**GIVEN EXERCISE**
Locate the line bearing "Rebuild this chart" in the material below, then reproduce it and each following line up to and including the line bearing "from matplotlib.ticker import".

**RECORDED INFORMATION**
--------------------
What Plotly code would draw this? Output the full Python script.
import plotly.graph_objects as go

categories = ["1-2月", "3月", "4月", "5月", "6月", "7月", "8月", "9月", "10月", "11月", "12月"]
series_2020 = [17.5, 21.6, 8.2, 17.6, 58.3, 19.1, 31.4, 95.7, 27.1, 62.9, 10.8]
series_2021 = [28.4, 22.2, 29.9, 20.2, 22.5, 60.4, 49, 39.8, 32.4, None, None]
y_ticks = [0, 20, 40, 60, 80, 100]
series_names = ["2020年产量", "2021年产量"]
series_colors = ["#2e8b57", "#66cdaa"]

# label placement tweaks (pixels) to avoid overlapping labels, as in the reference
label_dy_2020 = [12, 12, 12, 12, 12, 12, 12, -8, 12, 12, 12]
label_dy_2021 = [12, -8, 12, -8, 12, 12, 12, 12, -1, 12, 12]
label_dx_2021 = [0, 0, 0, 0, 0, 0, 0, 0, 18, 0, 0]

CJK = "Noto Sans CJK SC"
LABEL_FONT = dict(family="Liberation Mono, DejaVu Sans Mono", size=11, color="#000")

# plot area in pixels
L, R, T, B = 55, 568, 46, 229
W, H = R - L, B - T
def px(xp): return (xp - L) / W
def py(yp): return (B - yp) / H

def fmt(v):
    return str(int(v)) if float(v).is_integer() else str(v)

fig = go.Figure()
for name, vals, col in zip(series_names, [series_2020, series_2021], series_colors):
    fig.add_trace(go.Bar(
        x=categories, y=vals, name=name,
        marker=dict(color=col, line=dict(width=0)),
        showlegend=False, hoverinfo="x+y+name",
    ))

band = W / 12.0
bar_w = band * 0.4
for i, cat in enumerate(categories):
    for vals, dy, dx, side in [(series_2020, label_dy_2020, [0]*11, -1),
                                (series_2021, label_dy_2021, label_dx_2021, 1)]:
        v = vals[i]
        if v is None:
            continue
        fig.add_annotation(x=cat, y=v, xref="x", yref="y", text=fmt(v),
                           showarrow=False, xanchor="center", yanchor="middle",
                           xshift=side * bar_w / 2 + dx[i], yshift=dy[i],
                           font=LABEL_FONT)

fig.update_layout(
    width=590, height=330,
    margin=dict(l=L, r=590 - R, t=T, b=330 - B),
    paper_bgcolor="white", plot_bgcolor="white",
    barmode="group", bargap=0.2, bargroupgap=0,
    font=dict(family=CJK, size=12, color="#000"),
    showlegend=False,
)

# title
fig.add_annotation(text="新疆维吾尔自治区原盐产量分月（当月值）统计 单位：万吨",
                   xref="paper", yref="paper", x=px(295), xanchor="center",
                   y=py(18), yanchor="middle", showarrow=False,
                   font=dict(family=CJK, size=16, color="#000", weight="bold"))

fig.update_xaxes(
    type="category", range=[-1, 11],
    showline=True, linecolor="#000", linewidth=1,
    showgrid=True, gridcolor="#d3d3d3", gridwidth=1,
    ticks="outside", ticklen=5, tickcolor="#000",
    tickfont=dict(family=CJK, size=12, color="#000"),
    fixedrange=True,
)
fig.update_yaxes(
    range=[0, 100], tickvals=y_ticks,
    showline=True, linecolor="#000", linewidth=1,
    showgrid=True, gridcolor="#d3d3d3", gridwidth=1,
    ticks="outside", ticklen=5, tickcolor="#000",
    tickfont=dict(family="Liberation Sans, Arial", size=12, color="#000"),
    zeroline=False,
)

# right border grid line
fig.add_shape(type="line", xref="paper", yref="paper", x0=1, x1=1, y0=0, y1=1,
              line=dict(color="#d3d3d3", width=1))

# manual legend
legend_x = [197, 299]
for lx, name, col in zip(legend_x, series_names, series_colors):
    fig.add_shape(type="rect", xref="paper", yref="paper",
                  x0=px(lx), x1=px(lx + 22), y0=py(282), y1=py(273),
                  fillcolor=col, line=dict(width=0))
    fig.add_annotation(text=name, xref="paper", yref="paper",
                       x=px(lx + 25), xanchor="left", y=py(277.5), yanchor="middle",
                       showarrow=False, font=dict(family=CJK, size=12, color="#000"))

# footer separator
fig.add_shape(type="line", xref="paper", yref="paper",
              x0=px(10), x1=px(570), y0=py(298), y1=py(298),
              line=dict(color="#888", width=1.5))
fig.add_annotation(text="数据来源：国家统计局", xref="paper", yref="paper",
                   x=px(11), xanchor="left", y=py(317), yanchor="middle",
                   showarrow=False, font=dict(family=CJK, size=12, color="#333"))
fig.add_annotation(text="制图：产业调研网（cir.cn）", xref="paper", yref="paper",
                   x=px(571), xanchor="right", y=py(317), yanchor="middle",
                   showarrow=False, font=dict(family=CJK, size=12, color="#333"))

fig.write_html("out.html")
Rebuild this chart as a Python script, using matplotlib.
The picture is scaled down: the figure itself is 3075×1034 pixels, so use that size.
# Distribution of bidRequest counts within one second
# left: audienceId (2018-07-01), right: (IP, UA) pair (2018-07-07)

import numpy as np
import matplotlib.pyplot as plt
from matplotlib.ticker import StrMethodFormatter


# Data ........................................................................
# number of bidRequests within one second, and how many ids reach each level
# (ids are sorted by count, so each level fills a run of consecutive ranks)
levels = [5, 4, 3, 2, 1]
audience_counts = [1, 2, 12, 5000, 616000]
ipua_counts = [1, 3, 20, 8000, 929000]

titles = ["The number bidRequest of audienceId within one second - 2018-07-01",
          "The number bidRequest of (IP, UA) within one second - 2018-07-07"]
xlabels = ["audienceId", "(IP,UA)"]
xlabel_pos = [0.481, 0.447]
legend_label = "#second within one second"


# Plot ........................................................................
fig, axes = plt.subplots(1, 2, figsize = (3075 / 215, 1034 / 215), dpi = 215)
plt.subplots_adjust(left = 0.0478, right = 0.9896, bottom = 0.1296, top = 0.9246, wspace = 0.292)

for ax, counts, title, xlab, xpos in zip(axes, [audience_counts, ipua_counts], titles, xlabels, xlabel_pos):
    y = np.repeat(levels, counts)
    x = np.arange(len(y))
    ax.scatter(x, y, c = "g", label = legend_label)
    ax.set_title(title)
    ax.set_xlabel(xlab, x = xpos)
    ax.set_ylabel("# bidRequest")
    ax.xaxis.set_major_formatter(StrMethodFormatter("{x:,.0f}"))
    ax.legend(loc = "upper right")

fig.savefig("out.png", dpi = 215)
--------------------
**CORRECT RESULT**
Rebuild this chart as a Python script, using matplotlib.
The picture is scaled down: the figure itself is 3075×1034 pixels, so use that size.
# Distribution of bidRequest counts within one second
# left: audienceId (2018-07-01), right: (IP, UA) pair (2018-07-07)

import numpy as np
import matplotlib.pyplot as plt
from matplotlib.ticker import StrMethodFormatter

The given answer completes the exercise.